The one-eyed giant of Homer’s story became a very popular comic character in classical fiction. The only specimen of the old Greek satyric drama, as it was called—a peculiar kind of comedy, in which satyrs were largely introduced—is a play by Euripides, ‘The Cyclops,’ in which the principal incident is the blinding of Polyphemus by Ulysses. The monster rushes out of his cave, with his eye-socket burnt and bleeding, and stretches his arms across the entrance to intercept the escape of Ulysses, who creeps out between his legs. He roars out with pain, and is taunted by the “Chorus,”—a party of satyrs whom he has made his slaves, and who now rejoice in their deliverance.
“Chorus. Why make this bawling, Cyclops?
Cyclops. I am lost!
Ch. Thou’rt dirty, anyhow.
Cyc. Yea, and wretched too!
Ch. What! hast got drunk, and fallen into the fire?
Cyc. Noman hath slain me!
Ch. Then thou’rt wronged by no man.
Cyc. Noman hath blinded me!
Ch. Then thou’rt not blind.
Cyc. Would ye were so!—
Ch. Why, how could no man blind thee?
Cyc. Ye mock me.—Where is Noman?
Ch. Nowhere, Cyclops.
Cyc. O friends, if ye would know the truth, yon wretch
Hath been my ruin—gave me drink, and drowned me!
Ch.
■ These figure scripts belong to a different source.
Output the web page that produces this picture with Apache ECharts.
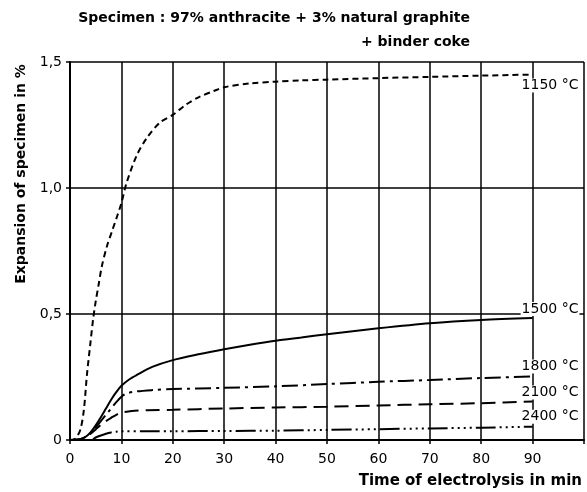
<!DOCTYPE html>
<html>
<head>
<meta charset="utf-8">
<script src="https://cdn.jsdelivr.net/npm/echarts@6/dist/echarts.min.js"></script>
<style>
    html, body { margin: 0; padding: 0; background: #fff; }
</style>
</head>
<body>
    <!-- chart container -->
    <div id="main" style="width: 587px;height:492px;"></div>
<script type="text/javascript">
    // data: [time in min, expansion in %]
    var titleLines = ['Specimen : 97% anthracite + 3% natural graphite', '+ binder coke'];
    var xTicks = [0, 10, 20, 30, 40, 50, 60, 70, 80, 90];
    var yTicks = ['0', '0,5', '1,0', '1,5'];
    var seriesNames = ['1150 °C', '1500 °C', '1800 °C', '2100 °C', '2400 °C'];

    var t1150 = [[0,0],[1,0.005],[2,0.04],[2.7,0.12],[3.3,0.26],[4,0.39],[4.5,0.48],[5,0.55],[5.6,0.62],[6.2,0.69],[7.2,0.77],[8.2,0.83],[9.2,0.89],[10,0.94],[11,1.02],[13,1.13],[15,1.2],[17.5,1.26],[20,1.29],[22.5,1.33],[25,1.36],[28,1.385],[30,1.4],[35,1.415],[40,1.422],[45,1.427],[50,1.43],[60,1.436],[70,1.441],[80,1.446],[90,1.45]];
    var t1500 = [[0,0],[2,0.003],[3,0.012],[4,0.03],[5,0.058],[6,0.09],[7,0.125],[8,0.16],[9,0.19],[10,0.215],[11.5,0.24],[13,0.258],[16,0.29],[20,0.317],[25,0.34],[30,0.36],[35,0.378],[40,0.394],[45,0.407],[50,0.42],[60,0.443],[70,0.463],[80,0.476],[90,0.484]];
    var t1800 = [[0,0],[2,0.003],[3,0.012],[4,0.028],[5,0.05],[6,0.075],[7,0.1],[8,0.125],[9,0.15],[10,0.172],[11,0.185],[13,0.193],[16,0.198],[20,0.202],[30,0.207],[40,0.213],[50,0.222],[60,0.231],[70,0.238],[80,0.246],[90,0.252]];
    var t2100 = [[0,0],[2,0.003],[3,0.01],[4,0.025],[5,0.042],[6,0.06],[7,0.075],[8,0.088],[9,0.1],[10,0.108],[12,0.115],[15,0.118],[20,0.12],[30,0.125],[40,0.129],[50,0.132],[60,0.137],[70,0.142],[80,0.146],[90,0.153]];
    var t2400 = [[4.5,0.003],[5,0.01],[6,0.018],[7,0.025],[8,0.03],[9,0.033],[10,0.035],[15,0.035],[20,0.035],[30,0.036],[40,0.037],[50,0.04],[60,0.043],[70,0.046],[80,0.049],[90,0.053]];

    var font = 'DejaVu Sans';
    var myChart = echarts.init(document.getElementById('main'));

    function endLbl(name, dy) {
        return {
            show: true,
            formatter: name,
            distance: 0,
            offset: [-12, dy],
            color: '#000',
            fontFamily: font,
            fontSize: 14,
            backgroundColor: '#fff',
            padding: [0, 1]
        };
    }

    function line(name, data, dash, dy) {
        return {
            name: name,
            type: 'line',
            data: data,
            smooth: 0.3,
            symbol: 'none',
            lineStyle: { color: '#000', width: 2, type: dash },
            endLabel: endLbl(name, dy),
            z: 3
        };
    }

    var option = {
        animation: false,
        backgroundColor: '#fff',
        title: [
            { text: titleLines[0], right: 112, top: 6,
              textStyle: { fontFamily: font, fontSize: 14, fontWeight: 'bold', color: '#000' } },
            { text: titleLines[1], right: 112, top: 30,
              textStyle: { fontFamily: font, fontSize: 14, fontWeight: 'bold', color: '#000' } }
        ],
        grid: { left: 70, right: 3, top: 62, bottom: 52 },
        xAxis: {
            type: 'value',
            min: 0, max: 100, interval: 10,
            name: 'Time of electrolysis in min',
            nameLocation: 'end',
            nameGap: 0,
            nameTextStyle: { fontFamily: font, fontSize: 15, fontWeight: 'bold', color: '#000', align: 'right', verticalAlign: 'top', padding: [34, 2, 0, 0] },
            axisLine: { lineStyle: { color: '#000', width: 2 } },
            axisTick: { show: true, length: 4, lineStyle: { color: '#000', width: 1.5 } },
            axisLabel: {
                fontFamily: font, fontSize: 14, color: '#000', margin: 12,
                formatter: function (v) { return xTicks.indexOf(v) >= 0 ? String(v) : ''; }
            },
            splitLine: { show: true, lineStyle: { color: '#000', width: 1.5 } }
        },
        yAxis: {
            type: 'value',
            min: 0, max: 1.5, interval: 0.5,
            name: 'Expansion of specimen in %',
            nameLocation: 'middle',
            nameGap: 42,
            nameRotate: 90,
            nameTextStyle: { fontFamily: font, fontSize: 14, fontWeight: 'bold', color: '#000', padding: [0, 0, 0, 154] },
            axisLine: { show: true, lineStyle: { color: '#000', width: 2 } },
            axisTick: { show: true, length: 4, lineStyle: { color: '#000', width: 1.5 } },
            axisLabel: {
                fontFamily: font, fontSize: 14, color: '#000', margin: 8,
                formatter: function (v) { return yTicks[Math.round(v / 0.5)]; }
            },
            splitLine: { show: true, lineStyle: { color: '#000', width: 1.5 } }
        },
        series: [
            line(seriesNames[0], t1150, [6, 4], 11),
            line(seriesNames[1], t1500, 'solid', -9),
            line(seriesNames[2], t1800, [16, 5, 3, 5], -10),
            line(seriesNames[3], t2100, [14, 7], -9),
            line(seriesNames[4], t2400, [20, 4, 2, 4, 2, 4, 2, 4, 2, 4], -10)
        ]
    };

    myChart.setOption(option);
</script>
</body>
</html>
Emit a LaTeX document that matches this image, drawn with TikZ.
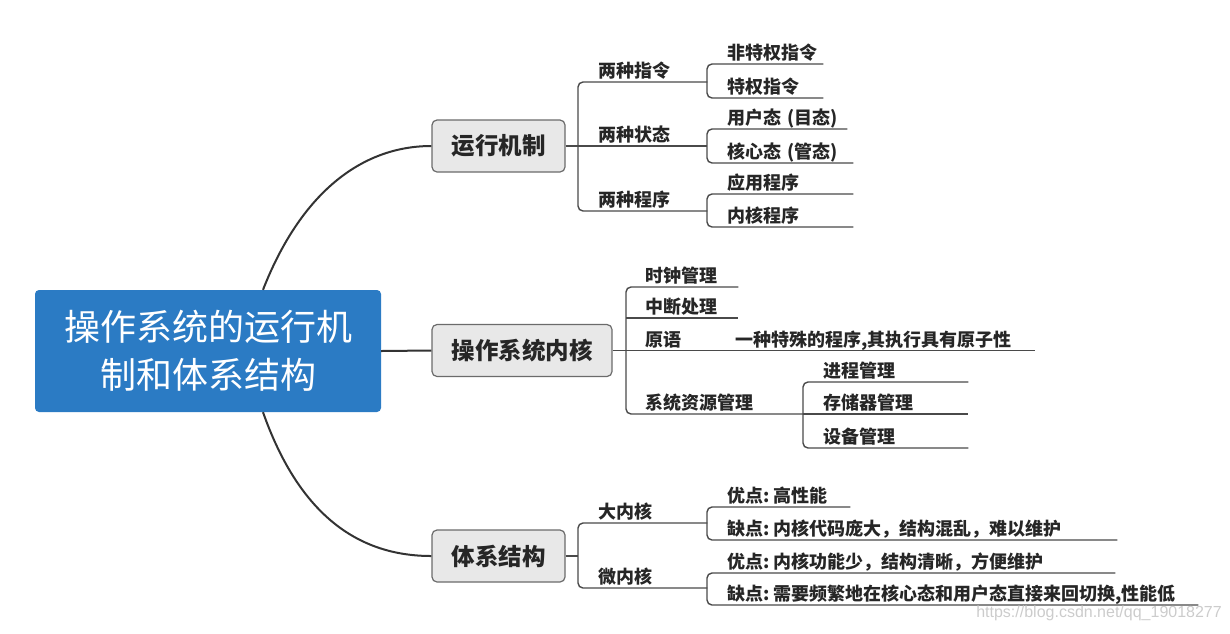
\documentclass[tikz,border=0pt]{standalone}
\usepackage{fontspec}
\newfontfamily\cjk{Noto Sans CJK SC}
\newfontfamily\wmfont{Liberation Sans}
\definecolor{rootblue}{HTML}{2B7BC4}
\definecolor{boxgray}{HTML}{E8E8E8}
\definecolor{boxline}{HTML}{6B6B6B}
\definecolor{linec}{HTML}{4A4A4A}
\definecolor{txt}{HTML}{262626}
\definecolor{trunkc}{HTML}{333333}
\newcommand\cln{:\hspace{4pt}}
\tikzset{
  rootbox/.style={fill=rootblue, rounded corners=4pt, minimum width=346pt, minimum height=122pt,
    text=white, align=center, font=\cjk\fontsize{36}{48}\selectfont, inner sep=0pt},
  branchbox/.style={draw=boxline, line width=1.2pt, fill=boxgray, rounded corners=5pt,
    minimum height=52pt, inner sep=0pt, text=txt, font=\cjk\bfseries\fontsize{23.5}{26}\selectfont},
  lab/.style={anchor=south west, inner sep=0pt, text depth=4pt, text height=16pt, align=left,
    text=txt, font=\cjk\bfseries\fontsize{18}{20}\selectfont, text width=#1},
  tree/.style={draw=linec, line width=1.4pt, rounded corners=5pt},
  trunk/.style={draw=trunkc, line width=2pt},
}
\begin{document}
\begin{tikzpicture}[x=1pt,y=-1pt]
\useasboundingbox (0,0) rectangle (1230,633);

% root and branches
\node[rootbox] (root) at (208,351) {操作系统的运行机\\制和体系结构};
\node[branchbox, minimum width=133pt] (b1) at (498.5,146) {运行机制};
\node[branchbox, minimum width=180pt] (b2) at (522,350.5) {操作系统内核};
\node[branchbox, minimum width=133pt] (b3) at (498.5,556) {体系结构};

\draw[trunk] (root.east) -- (b2.west);
\draw[trunk] ([xshift=55pt]root.north) .. controls (300,195) and (360,146) .. (b1.west);
\draw[trunk] ([xshift=55pt]root.south) .. controls (300,517) and (360,556) .. (b3.west);

% ---- 运行机制 ----
\node[lab=129pt] (c11) at (578,82)  {\hspace*{20pt}两种指令};
\node[lab=129pt] (c12) at (578,146) {\hspace*{20pt}两种状态};
\node[lab=129pt] (c13) at (578,211) {\hspace*{20pt}两种程序};
\draw[tree] (b1.east) -- (b1.east -| c12.south west);
\draw[tree] (c11.south east) -- (c11.south west) -- (c13.south west) -- (c13.south east);
\draw[tree] (c12.south west) -- (c12.south east);

\node[lab=116pt] (c111) at (707,64)  {\hspace*{20pt}非特权指令};
\node[lab=116pt] (c112) at (707,98)  {\hspace*{20pt}特权指令};
\draw[tree] (c111.south east) -- (c111.south west) -- (c112.south west) -- (c112.south east);

\node[lab=140pt] (c121) at (707,129) {\hspace*{20pt}用户态 (目态)};
\node[lab=146pt] (c122) at (707,163) {\hspace*{20pt}核心态 (管态)};
\draw[tree] (c121.south east) -- (c121.south west) -- (c122.south west) -- (c122.south east);

\node[lab=146pt] (c131) at (707,194) {\hspace*{20pt}应用程序};
\node[lab=146pt] (c132) at (707,227) {\hspace*{20pt}内核程序};
\draw[tree] (c131.south east) -- (c131.south west) -- (c132.south west) -- (c132.south east);

% ---- 操作系统内核 ----
\node[lab=112pt] (c21) at (626,287) {\hspace*{19pt}时钟管理};
\node[lab=112pt] (c22) at (626,318) {\hspace*{19pt}中断处理};
\node[lab=89pt]  (c23) at (626,350.5) {\hspace*{19pt}原语};
\node[lab=320pt] (c231) at (715,350.5) {\hspace*{20pt}一种特殊的程序,其执行具有原子性};
\node[lab=177pt] (c24) at (626,414) {\hspace*{19pt}系统资源管理};
\draw[tree] (b2.east) -- (b2.east -| c21.south west);
\draw[tree] (c21.south east) -- (c21.south west) -- (c24.south west) -- (c24.south east);
\draw[tree] (c22.south west) -- (c22.south east);
\draw[tree] (c23.south west) -- (c231.south east);

\node[lab=165pt] (c241) at (803,382) {\hspace*{20pt}进程管理};
\node[lab=165pt] (c242) at (803,414) {\hspace*{20pt}存储器管理};
\node[lab=165pt] (c243) at (803,448) {\hspace*{20pt}设备管理};
\draw[tree] (c241.south east) -- (c241.south west) -- (c243.south west) -- (c243.south east);
\draw[tree] (c242.south west) -- (c242.south east);

% ---- 体系结构 ----
\node[lab=129pt] (c31) at (578,523) {\hspace*{20pt}大内核};
\node[lab=129pt] (c32) at (578,588) {\hspace*{20pt}微内核};
\draw[tree] (b3.east) -- (b3.east -| c31.south west);
\draw[tree] (c31.south east) -- (c31.south west) -- (c32.south west) -- (c32.south east);

\node[lab=143pt] (c311) at (707,507) {\hspace*{20pt}优点\cln 高性能};
\node[lab=410pt] (c312) at (707,540) {\hspace*{20pt}缺点\cln 内核代码庞大，结构混乱，难以维护};
\draw[tree] (c311.south east) -- (c311.south west) -- (c312.south west) -- (c312.south east);

\node[lab=408pt] (c321) at (707,573) {\hspace*{20pt}优点\cln 内核功能少，结构清晰，方便维护};
\node[lab=491pt] (c322) at (707,605) {\hspace*{20pt}缺点\cln 需要频繁地在核心态和用户态直接来回切换,性能低};
\draw[tree] (c321.south east) -- (c321.south west) -- (c322.south west) -- (c322.south east);

% watermark
\node[anchor=east, inner sep=0pt, text=gray!40, font=\wmfont\fontsize{16}{18}\selectfont] (wm) at (1222,613) {https://blog.csdn.net/qq\_19018277};
\end{tikzpicture}
\end{document}
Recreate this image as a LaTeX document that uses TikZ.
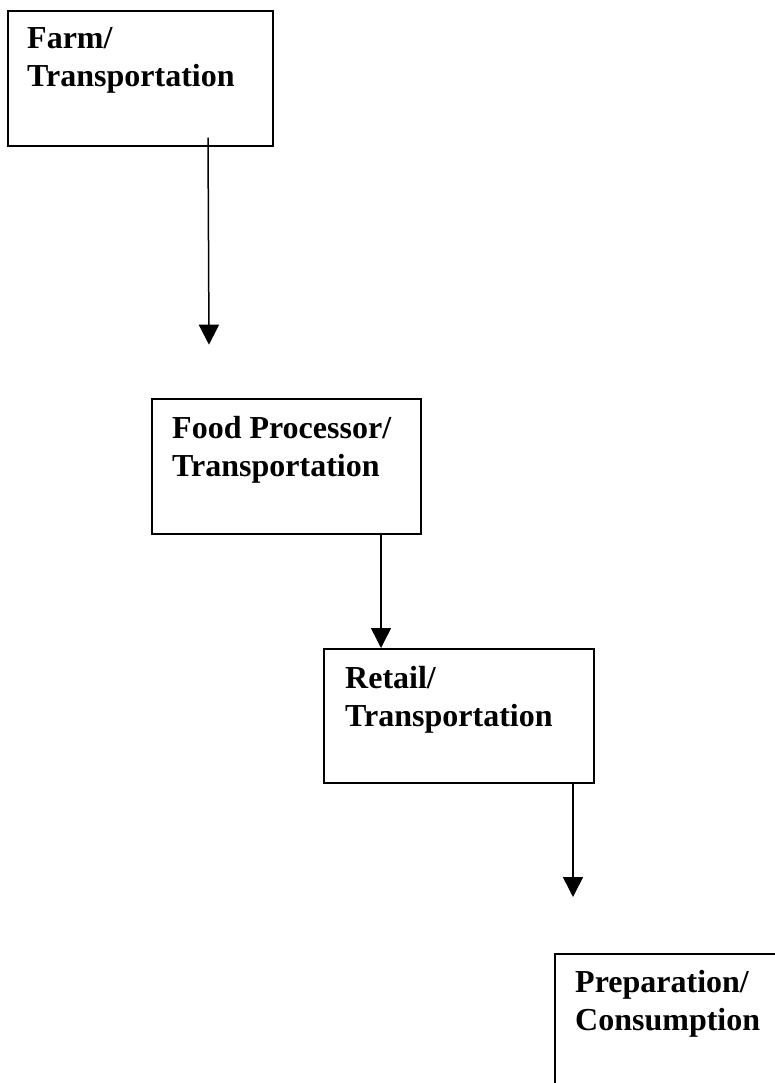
\documentclass[tikz,border=0pt]{standalone}
\usepackage{fontspec}
\setmainfont{Liberation Serif}
\usetikzlibrary{arrows.meta,calc}
\begin{document}
\begin{tikzpicture}[x=1pt,y=-1pt,
  stagebox/.style={draw=black,line width=1.7pt,rectangle,inner sep=0pt,anchor=north west},
  stagetext/.style={anchor=north west,inner sep=0pt,align=left,
    font=\fontsize{32}{38}\selectfont\bfseries},
  flow/.style={draw=black,line width=1.5pt,-{Triangle[width=20pt,length=20pt]}}]
\useasboundingbox (0,0) rectangle (775,1083);
\fill[white] (0,0) rectangle (775,1083);
\clip (0,0) rectangle (775,1083);

\node[stagebox,minimum width=265pt,minimum height=135pt] (farm) at (7,10) {};
\node[stagetext] (farmt) at ($(farm.north west)+(20,17)$) {Farm/\\Transportation};

\node[stagebox,minimum width=269pt,minimum height=135pt] (proc) at (151,398) {};
\node[stagetext] (proct) at ($(proc.north west)+(21,18)$) {Food Processor/\\Transportation};

\node[stagebox,minimum width=270pt,minimum height=134pt] (retail) at (323,648) {};
\node[stagetext] (retailt) at ($(retail.north west)+(22,18)$) {Retail/\\Transportation};

\node[stagebox,minimum width=270pt,minimum height=140pt] (prep) at (554,953) {};
\node[stagetext] (prept) at ($(prep.north west)+(21,17)$) {Preparation/\\Consumption};

\coordinate (a1s) at ($(farm.south west)+(201,-9)$);
\coordinate (a1e) at ($(farm.south west)+(202,198)$);
\draw[flow] (a1s) -- (a1e);

\coordinate (a2s) at ($(proc.south west)+(230,0)$);
\draw[flow] (a2s) -- (a2s |- retail.north);

\coordinate (a3s) at ($(retail.south west)+(250,0)$);
\coordinate (a3e) at ($(prep.north west)+(19,-56)$);
\draw[flow] (a3s) -- (a3s |- a3e);
\end{tikzpicture}
\end{document}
Ay—wine is strong, we know, and hard to deal with.
The poet Theocritus, in one of his Idylls, gives us Polyphemus, before his blindness, in love with the beautiful nymph Galatæa, who, having another lover with two eyes in the young shepherd Acis, does not encourage the addresses of the Cyclops. This is part of his remonstrance:—
“I know, sweet maiden, why thou art so coy;
Shaggy and huge, a single eyebrow spans
From ear to ear my forehead, whence one eye
Gleams, and an o’er-broad nostril o’er my lip.
Yet I—this monster—feed a thousand sheep,
That yield me sweetest draughts at milking-tide.
******
But thou mislik’st my hair?—Well, oaken logs
Are here, and embers yet a-glow with fire;
Burn, if thou wilt, my heart out, and my eye—
My lonely eye, wherein is my delight.”
—Theocritus, Idyll xi. (Calverley’s transl.)
This love-story of the Cyclops is better known, perhaps, to English readers, through Handel’s Pastoral, ‘Acis and Galatæa.’